• **What you have to do**: Give back, word for word, only the lines from the opening of the records through the one with "import seaborn as sns". Pictures stay out.

-- START OF Information supplied --

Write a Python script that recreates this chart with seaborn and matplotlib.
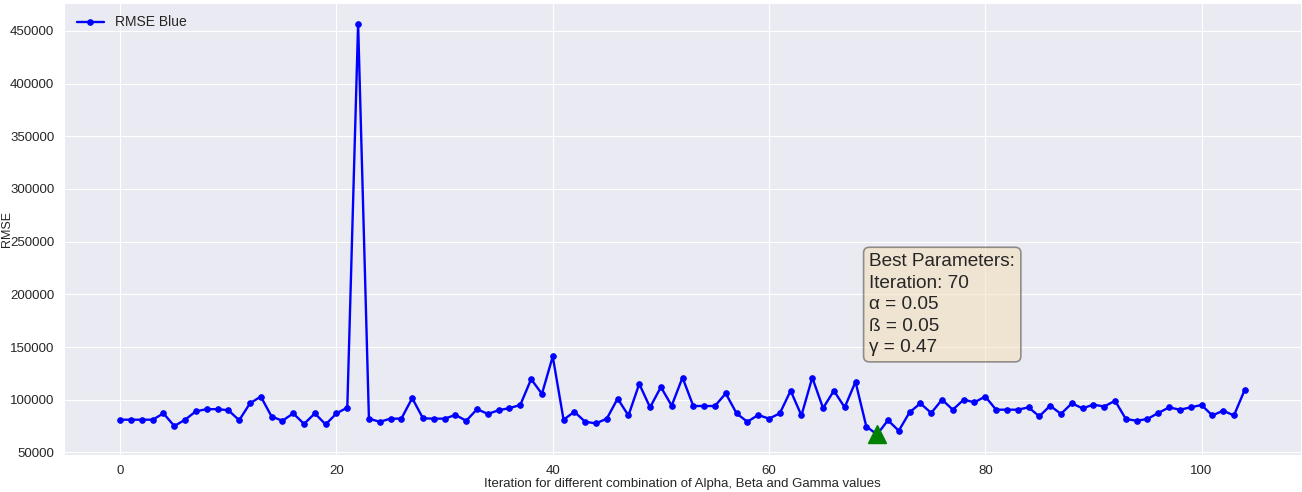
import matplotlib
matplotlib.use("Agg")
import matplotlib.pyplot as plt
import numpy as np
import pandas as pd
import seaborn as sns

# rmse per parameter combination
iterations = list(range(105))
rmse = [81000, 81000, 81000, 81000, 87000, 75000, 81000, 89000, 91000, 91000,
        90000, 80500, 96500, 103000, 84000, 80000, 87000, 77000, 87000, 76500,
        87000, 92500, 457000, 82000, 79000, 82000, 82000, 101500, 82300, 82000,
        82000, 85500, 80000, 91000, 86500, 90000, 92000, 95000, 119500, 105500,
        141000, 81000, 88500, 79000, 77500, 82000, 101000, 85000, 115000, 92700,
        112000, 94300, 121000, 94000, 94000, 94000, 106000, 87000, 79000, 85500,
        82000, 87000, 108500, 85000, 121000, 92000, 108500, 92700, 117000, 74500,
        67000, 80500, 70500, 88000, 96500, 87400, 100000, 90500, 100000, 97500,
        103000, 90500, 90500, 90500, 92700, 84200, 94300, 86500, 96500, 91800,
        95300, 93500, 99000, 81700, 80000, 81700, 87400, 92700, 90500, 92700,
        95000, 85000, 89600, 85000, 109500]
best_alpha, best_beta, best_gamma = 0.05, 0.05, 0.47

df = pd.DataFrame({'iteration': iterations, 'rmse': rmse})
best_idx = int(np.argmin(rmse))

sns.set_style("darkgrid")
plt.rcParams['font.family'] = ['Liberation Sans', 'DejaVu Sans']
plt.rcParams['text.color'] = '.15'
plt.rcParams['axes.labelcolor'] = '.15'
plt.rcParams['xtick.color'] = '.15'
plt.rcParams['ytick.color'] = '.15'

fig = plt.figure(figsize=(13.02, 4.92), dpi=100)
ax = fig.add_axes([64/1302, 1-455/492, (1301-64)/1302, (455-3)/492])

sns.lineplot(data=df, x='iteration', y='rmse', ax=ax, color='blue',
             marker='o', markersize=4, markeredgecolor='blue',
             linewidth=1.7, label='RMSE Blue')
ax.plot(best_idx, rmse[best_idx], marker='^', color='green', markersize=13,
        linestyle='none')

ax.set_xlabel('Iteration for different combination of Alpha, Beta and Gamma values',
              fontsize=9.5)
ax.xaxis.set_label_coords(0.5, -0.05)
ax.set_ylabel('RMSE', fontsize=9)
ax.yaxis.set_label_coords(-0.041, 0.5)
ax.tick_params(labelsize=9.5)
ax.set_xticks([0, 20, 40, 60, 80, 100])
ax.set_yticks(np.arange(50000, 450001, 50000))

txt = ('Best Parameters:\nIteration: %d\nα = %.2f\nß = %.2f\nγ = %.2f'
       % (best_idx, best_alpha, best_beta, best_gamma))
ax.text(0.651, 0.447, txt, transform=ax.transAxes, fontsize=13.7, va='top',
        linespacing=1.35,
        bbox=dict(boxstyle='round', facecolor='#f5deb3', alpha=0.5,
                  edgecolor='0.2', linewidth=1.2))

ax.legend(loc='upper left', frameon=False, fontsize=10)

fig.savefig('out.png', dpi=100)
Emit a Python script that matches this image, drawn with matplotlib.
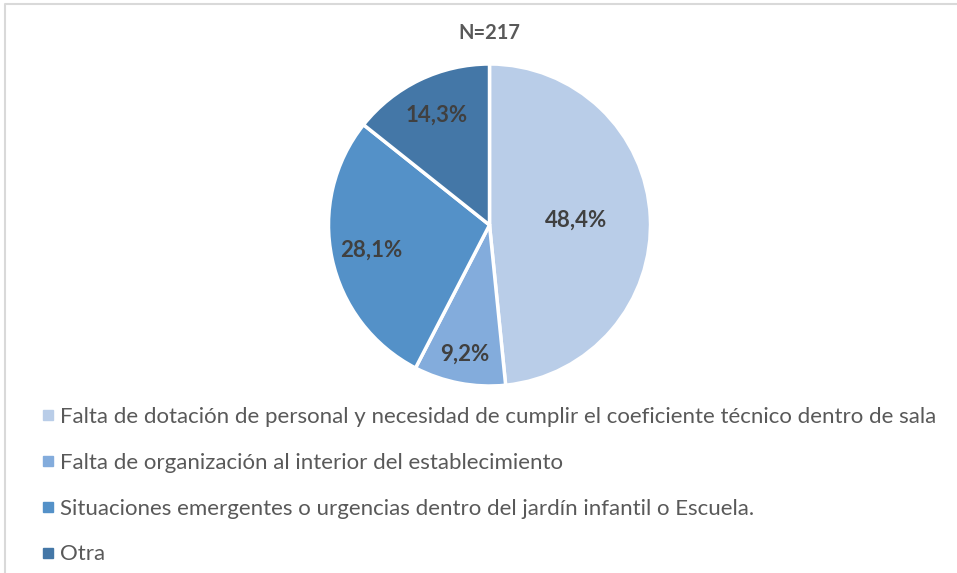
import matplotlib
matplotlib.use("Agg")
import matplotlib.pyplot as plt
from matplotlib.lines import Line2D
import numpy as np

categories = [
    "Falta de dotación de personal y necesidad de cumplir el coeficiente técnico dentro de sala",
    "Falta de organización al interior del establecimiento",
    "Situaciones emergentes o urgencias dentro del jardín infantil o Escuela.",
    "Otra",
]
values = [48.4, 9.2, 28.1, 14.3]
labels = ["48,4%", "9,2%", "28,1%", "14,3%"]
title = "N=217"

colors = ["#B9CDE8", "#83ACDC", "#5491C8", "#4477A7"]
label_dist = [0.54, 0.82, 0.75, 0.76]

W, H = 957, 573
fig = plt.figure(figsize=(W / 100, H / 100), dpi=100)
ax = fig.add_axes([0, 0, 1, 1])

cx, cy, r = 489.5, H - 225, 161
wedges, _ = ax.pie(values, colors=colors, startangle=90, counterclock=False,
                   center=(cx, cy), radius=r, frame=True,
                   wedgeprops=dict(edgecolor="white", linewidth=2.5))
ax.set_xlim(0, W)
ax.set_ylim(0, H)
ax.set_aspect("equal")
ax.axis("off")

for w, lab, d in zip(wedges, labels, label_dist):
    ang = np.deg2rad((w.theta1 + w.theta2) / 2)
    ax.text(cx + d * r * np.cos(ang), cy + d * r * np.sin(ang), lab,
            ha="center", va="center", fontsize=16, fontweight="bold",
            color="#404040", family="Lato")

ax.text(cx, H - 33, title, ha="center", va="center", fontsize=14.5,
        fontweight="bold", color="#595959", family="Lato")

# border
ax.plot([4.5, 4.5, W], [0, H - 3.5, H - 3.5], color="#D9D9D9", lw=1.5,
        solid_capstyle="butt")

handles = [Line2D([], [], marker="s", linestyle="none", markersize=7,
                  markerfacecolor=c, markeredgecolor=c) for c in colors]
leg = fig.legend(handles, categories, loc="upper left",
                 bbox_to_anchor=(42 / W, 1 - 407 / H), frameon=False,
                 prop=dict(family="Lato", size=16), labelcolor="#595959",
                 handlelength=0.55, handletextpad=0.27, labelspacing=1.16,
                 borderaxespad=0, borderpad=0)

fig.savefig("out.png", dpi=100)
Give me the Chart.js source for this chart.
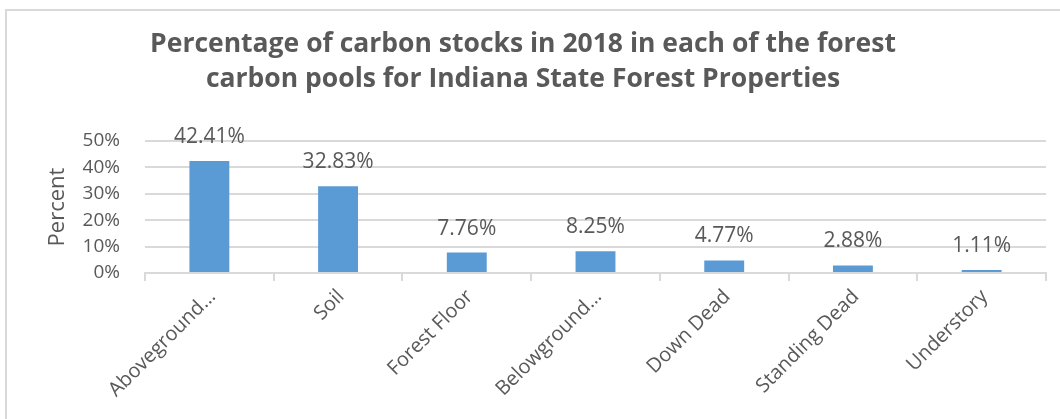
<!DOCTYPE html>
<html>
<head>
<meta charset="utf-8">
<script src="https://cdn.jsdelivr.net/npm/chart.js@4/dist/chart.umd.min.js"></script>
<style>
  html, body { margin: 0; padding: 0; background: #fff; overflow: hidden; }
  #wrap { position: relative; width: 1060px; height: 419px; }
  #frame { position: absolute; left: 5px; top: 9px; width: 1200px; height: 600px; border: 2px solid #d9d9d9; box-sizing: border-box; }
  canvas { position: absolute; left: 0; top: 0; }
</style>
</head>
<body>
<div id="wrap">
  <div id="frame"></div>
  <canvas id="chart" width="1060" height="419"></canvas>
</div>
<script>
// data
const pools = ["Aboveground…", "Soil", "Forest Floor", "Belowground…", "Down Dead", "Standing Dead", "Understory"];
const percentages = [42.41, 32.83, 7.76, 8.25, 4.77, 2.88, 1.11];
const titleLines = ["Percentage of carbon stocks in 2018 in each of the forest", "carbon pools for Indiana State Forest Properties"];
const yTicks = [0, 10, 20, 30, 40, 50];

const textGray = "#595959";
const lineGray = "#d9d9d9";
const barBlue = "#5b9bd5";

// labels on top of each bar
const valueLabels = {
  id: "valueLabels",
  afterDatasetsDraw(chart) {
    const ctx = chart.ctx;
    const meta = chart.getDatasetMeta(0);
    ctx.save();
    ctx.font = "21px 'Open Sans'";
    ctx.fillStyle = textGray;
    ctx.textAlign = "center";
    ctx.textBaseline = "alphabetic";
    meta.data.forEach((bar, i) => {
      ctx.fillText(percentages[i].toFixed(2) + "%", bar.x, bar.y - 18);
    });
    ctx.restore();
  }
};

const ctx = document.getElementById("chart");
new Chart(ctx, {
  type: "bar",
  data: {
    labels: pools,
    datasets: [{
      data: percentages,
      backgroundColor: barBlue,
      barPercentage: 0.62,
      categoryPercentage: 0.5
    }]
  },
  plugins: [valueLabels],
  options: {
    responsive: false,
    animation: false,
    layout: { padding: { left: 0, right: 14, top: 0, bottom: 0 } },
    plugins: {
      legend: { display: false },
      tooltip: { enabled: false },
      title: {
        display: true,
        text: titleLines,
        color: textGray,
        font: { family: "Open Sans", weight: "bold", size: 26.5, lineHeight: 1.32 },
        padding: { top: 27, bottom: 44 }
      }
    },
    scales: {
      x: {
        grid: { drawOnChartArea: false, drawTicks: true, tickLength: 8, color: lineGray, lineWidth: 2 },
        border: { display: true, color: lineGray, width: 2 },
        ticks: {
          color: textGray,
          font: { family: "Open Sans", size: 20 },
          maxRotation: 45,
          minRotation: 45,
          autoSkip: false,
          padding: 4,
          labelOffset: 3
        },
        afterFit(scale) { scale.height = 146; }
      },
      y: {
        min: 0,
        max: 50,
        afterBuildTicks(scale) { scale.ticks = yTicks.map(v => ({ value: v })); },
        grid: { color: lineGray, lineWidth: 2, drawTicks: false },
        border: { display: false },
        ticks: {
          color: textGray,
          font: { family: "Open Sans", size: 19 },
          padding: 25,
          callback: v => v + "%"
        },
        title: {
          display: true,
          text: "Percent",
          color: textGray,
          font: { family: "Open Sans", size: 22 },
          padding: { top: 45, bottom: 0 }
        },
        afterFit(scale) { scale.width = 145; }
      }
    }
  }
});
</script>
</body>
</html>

-- END OF Information supplied --

• **Problem solution**:
Write a Python script that recreates this chart with seaborn and matplotlib.
import matplotlib
matplotlib.use("Agg")
import matplotlib.pyplot as plt
import numpy as np
import pandas as pd
import seaborn as sns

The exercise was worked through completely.